- Working data:
╭──

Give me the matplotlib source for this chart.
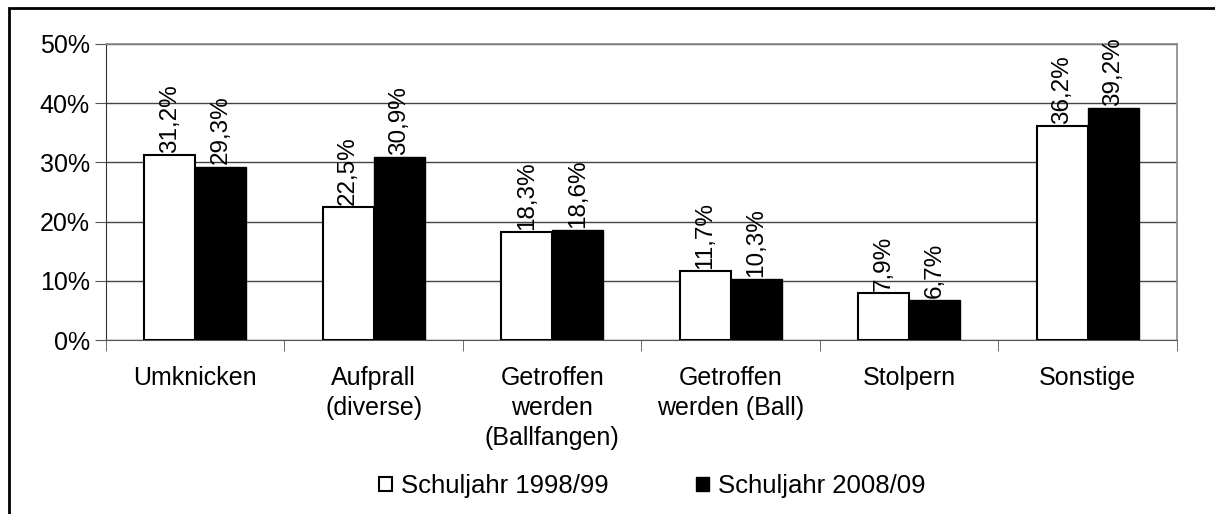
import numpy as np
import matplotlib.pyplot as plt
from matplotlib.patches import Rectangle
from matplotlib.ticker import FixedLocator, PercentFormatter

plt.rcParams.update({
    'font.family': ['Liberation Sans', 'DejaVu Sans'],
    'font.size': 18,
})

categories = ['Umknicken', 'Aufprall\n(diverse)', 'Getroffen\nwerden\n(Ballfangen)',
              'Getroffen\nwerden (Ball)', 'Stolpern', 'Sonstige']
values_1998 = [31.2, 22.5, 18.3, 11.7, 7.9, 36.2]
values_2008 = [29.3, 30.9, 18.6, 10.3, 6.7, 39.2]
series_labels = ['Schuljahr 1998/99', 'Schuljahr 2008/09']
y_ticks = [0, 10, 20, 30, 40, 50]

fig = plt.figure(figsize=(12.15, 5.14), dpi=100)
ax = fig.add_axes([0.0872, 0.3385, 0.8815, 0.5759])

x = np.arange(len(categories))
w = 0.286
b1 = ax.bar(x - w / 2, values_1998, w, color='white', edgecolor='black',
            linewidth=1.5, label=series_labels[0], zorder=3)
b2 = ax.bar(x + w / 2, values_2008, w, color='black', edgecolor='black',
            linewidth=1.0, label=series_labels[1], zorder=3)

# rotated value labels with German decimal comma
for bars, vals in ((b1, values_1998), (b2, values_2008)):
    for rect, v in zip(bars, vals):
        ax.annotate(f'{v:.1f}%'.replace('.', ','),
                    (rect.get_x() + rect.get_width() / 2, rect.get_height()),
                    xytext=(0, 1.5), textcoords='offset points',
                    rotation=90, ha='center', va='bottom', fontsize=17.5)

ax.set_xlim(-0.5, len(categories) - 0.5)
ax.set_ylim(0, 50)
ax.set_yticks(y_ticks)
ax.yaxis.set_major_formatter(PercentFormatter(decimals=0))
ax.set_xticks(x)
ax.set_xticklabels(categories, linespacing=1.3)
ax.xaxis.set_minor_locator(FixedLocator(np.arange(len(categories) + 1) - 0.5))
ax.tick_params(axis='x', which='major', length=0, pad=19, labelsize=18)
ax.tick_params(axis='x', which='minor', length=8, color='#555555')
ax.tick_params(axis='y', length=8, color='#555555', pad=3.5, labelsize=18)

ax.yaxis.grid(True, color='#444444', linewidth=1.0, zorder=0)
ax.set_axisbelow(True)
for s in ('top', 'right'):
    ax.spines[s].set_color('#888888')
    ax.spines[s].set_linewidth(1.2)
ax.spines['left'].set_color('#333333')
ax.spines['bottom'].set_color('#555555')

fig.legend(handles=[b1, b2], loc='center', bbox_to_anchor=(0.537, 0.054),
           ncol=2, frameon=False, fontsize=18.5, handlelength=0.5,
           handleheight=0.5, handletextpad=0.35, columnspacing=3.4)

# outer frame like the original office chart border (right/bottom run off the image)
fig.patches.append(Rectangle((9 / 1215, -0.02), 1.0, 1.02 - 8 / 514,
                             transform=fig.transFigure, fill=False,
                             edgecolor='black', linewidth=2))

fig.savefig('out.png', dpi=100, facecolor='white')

╰──
╭──

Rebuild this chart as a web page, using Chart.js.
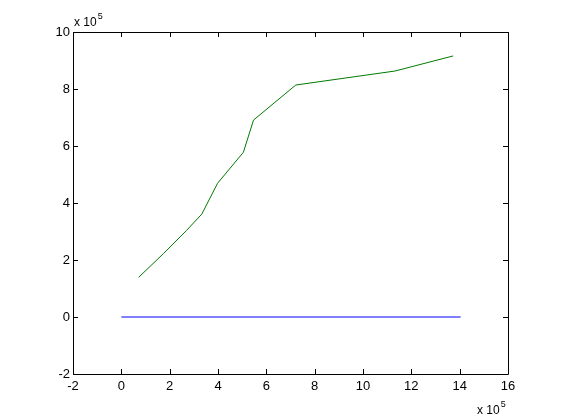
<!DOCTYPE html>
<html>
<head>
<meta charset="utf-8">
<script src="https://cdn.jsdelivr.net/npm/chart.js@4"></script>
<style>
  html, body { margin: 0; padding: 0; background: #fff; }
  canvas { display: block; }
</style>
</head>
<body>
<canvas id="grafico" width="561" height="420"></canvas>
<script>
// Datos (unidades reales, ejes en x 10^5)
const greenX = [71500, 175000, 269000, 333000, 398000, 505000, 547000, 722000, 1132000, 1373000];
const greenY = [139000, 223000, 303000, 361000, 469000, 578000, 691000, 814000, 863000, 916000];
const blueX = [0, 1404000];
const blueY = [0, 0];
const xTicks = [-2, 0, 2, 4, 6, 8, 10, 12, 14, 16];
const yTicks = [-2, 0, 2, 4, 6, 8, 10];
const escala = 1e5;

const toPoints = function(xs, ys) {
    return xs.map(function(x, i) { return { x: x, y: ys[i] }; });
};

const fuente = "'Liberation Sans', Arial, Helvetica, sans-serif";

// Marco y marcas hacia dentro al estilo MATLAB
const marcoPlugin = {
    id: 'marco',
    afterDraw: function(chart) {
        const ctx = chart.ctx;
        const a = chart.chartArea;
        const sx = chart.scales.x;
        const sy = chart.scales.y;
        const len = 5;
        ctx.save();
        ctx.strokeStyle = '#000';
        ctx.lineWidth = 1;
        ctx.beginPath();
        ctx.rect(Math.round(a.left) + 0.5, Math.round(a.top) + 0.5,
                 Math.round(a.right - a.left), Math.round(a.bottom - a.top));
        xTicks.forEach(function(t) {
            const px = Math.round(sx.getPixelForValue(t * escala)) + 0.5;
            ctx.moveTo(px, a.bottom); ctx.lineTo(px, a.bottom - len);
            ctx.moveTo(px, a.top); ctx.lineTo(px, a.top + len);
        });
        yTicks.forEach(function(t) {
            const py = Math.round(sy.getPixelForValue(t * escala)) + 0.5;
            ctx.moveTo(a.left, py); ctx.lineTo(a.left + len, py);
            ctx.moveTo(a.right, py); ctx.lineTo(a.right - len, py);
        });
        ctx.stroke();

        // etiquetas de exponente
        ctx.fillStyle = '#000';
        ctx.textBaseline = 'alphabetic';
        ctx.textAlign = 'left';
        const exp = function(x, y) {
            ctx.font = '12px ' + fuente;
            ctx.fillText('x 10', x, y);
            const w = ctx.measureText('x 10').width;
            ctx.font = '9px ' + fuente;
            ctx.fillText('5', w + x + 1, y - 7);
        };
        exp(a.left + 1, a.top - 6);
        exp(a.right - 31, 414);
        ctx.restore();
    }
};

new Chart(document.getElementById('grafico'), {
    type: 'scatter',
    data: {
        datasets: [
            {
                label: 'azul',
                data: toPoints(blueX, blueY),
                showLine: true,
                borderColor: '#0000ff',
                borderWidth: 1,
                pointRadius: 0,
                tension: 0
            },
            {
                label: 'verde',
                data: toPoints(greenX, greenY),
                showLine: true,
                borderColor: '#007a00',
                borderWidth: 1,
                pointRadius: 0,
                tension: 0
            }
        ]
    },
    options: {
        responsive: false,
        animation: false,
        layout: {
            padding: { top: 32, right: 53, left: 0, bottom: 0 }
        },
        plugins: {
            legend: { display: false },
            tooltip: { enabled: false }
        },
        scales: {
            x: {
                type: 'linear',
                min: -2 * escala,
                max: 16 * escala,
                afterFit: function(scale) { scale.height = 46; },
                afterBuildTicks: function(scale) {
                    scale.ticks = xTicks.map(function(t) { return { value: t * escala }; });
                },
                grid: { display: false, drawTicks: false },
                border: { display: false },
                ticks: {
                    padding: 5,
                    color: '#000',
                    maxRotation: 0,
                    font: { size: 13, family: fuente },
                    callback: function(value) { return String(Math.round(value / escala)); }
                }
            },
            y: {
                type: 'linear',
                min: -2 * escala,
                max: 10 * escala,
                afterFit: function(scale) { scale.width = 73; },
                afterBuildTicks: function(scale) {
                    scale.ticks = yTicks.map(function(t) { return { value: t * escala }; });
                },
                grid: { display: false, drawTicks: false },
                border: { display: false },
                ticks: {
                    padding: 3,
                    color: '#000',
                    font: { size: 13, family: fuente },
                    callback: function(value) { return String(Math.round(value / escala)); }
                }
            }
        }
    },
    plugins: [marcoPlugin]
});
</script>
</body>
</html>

╰──

- The problem:
Above are some records. Output exactly the lines from the one that contains "Give me the matplotlib source for this chart." to the one that contains "rotation=90, ha='center', va='bottom', fontsize=17.5)", keeping both, and omit the pictures.

- Complete response:
Give me the matplotlib source for this chart.
import numpy as np
import matplotlib.pyplot as plt
from matplotlib.patches import Rectangle
from matplotlib.ticker import FixedLocator, PercentFormatter

plt.rcParams.update({
    'font.family': ['Liberation Sans', 'DejaVu Sans'],
    'font.size': 18,
})

categories = ['Umknicken', 'Aufprall\n(diverse)', 'Getroffen\nwerden\n(Ballfangen)',
              'Getroffen\nwerden (Ball)', 'Stolpern', 'Sonstige']
values_1998 = [31.2, 22.5, 18.3, 11.7, 7.9, 36.2]
values_2008 = [29.3, 30.9, 18.6, 10.3, 6.7, 39.2]
series_labels = ['Schuljahr 1998/99', 'Schuljahr 2008/09']
y_ticks = [0, 10, 20, 30, 40, 50]

fig = plt.figure(figsize=(12.15, 5.14), dpi=100)
ax = fig.add_axes([0.0872, 0.3385, 0.8815, 0.5759])

x = np.arange(len(categories))
w = 0.286
b1 = ax.bar(x - w / 2, values_1998, w, color='white', edgecolor='black',
            linewidth=1.5, label=series_labels[0], zorder=3)
b2 = ax.bar(x + w / 2, values_2008, w, color='black', edgecolor='black',
            linewidth=1.0, label=series_labels[1], zorder=3)

# rotated value labels with German decimal comma
for bars, vals in ((b1, values_1998), (b2, values_2008)):
    for rect, v in zip(bars, vals):
        ax.annotate(f'{v:.1f}%'.replace('.', ','),
                    (rect.get_x() + rect.get_width() / 2, rect.get_height()),
                    xytext=(0, 1.5), textcoords='offset points',
                    rotation=90, ha='center', va='bottom', fontsize=17.5)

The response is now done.